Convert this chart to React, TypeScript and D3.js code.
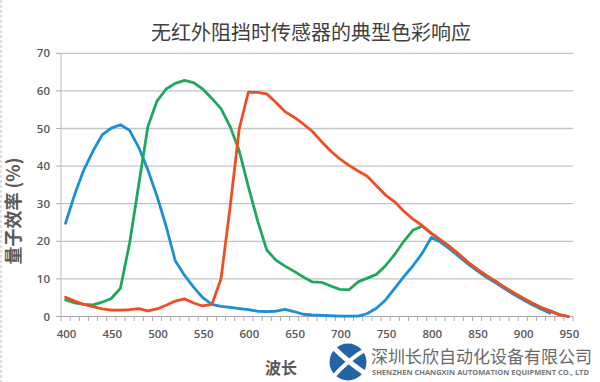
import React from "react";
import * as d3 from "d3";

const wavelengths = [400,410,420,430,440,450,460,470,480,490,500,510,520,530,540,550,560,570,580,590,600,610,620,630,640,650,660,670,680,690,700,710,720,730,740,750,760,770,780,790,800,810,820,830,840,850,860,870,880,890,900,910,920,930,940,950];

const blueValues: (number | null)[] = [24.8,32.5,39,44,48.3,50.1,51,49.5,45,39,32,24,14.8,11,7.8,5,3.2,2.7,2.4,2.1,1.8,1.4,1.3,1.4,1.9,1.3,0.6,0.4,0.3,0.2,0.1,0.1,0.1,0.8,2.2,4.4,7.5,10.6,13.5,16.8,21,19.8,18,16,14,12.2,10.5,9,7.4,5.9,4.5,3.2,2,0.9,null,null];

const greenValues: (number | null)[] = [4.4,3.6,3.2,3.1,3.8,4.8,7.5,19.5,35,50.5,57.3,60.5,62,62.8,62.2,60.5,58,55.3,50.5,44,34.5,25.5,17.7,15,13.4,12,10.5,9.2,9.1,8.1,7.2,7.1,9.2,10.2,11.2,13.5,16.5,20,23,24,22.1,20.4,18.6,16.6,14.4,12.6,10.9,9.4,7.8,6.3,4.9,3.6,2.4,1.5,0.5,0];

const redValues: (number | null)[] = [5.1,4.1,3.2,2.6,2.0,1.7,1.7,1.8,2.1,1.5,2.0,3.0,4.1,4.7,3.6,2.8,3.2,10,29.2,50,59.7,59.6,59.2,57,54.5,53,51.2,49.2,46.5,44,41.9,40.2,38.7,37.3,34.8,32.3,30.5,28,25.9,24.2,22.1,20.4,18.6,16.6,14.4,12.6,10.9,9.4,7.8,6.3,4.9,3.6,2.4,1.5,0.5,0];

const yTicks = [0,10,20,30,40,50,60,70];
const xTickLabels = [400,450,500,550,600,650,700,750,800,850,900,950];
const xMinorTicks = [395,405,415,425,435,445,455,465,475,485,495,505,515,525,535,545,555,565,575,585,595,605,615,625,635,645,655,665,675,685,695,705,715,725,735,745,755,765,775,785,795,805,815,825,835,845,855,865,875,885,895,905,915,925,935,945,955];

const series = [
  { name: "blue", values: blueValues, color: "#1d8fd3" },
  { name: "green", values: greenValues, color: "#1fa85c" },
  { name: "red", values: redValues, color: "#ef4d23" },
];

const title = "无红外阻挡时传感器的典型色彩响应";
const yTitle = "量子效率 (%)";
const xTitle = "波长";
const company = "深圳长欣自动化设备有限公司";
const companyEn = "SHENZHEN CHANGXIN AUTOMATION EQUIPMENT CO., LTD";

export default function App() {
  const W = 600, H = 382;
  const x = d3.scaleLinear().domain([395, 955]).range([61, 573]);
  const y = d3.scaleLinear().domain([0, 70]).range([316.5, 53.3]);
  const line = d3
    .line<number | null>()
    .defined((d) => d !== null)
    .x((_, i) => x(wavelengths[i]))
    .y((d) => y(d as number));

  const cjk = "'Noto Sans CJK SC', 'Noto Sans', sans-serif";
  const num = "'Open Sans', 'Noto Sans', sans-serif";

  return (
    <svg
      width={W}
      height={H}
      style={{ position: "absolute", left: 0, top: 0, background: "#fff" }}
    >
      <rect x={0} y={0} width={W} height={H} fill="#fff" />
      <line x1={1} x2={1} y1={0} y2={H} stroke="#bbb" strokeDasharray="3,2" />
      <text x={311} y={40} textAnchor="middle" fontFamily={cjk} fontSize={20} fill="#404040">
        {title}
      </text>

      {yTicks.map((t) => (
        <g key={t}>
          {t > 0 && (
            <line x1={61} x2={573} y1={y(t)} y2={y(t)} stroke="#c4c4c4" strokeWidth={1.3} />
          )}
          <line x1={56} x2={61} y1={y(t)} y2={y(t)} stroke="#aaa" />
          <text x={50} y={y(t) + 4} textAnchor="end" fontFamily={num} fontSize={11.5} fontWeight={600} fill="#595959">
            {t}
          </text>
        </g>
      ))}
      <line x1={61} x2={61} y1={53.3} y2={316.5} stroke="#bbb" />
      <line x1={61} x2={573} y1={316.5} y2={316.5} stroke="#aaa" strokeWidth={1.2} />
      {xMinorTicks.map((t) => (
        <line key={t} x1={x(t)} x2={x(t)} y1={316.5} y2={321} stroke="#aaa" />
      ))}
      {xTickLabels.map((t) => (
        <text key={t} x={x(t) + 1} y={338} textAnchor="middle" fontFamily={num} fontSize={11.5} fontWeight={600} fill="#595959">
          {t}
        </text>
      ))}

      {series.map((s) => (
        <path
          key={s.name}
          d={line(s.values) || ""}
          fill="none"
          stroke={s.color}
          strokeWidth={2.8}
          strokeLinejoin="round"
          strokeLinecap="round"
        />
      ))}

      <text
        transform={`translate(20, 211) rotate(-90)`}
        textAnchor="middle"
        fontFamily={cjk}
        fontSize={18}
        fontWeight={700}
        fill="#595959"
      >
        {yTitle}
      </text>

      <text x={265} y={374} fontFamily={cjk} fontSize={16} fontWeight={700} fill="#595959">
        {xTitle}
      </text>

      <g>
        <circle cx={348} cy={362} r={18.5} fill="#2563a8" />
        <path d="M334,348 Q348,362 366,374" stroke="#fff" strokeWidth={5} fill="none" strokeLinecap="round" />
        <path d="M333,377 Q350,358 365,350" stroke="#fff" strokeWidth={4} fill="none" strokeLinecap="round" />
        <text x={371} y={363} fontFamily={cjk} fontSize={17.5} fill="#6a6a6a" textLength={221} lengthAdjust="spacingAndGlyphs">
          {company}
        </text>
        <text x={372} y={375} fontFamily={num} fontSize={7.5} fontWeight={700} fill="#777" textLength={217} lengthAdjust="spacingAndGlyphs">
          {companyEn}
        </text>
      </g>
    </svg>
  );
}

········

■ **To be done**
Leave out the pictures and restate, word for word, the lines from the top of the data through the line containing "const greenValues: (number", both included.

■ **Completed task**
Convert this chart to React, TypeScript and D3.js code.
import React from "react";
import * as d3 from "d3";

const wavelengths = [400,410,420,430,440,450,460,470,480,490,500,510,520,530,540,550,560,570,580,590,600,610,620,630,640,650,660,670,680,690,700,710,720,730,740,750,760,770,780,790,800,810,820,830,840,850,860,870,880,890,900,910,920,930,940,950];

const blueValues: (number | null)[] = [24.8,32.5,39,44,48.3,50.1,51,49.5,45,39,32,24,14.8,11,7.8,5,3.2,2.7,2.4,2.1,1.8,1.4,1.3,1.4,1.9,1.3,0.6,0.4,0.3,0.2,0.1,0.1,0.1,0.8,2.2,4.4,7.5,10.6,13.5,16.8,21,19.8,18,16,14,12.2,10.5,9,7.4,5.9,4.5,3.2,2,0.9,null,null];

const greenValues: (number | null)[] = [4.4,3.6,3.2,3.1,3.8,4.8,7.5,19.5,35,50.5,57.3,60.5,62,62.8,62.2,60.5,58,55.3,50.5,44,34.5,25.5,17.7,15,13.4,12,10.5,9.2,9.1,8.1,7.2,7.1,9.2,10.2,11.2,13.5,16.5,20,23,24,22.1,20.4,18.6,16.6,14.4,12.6,10.9,9.4,7.8,6.3,4.9,3.6,2.4,1.5,0.5,0];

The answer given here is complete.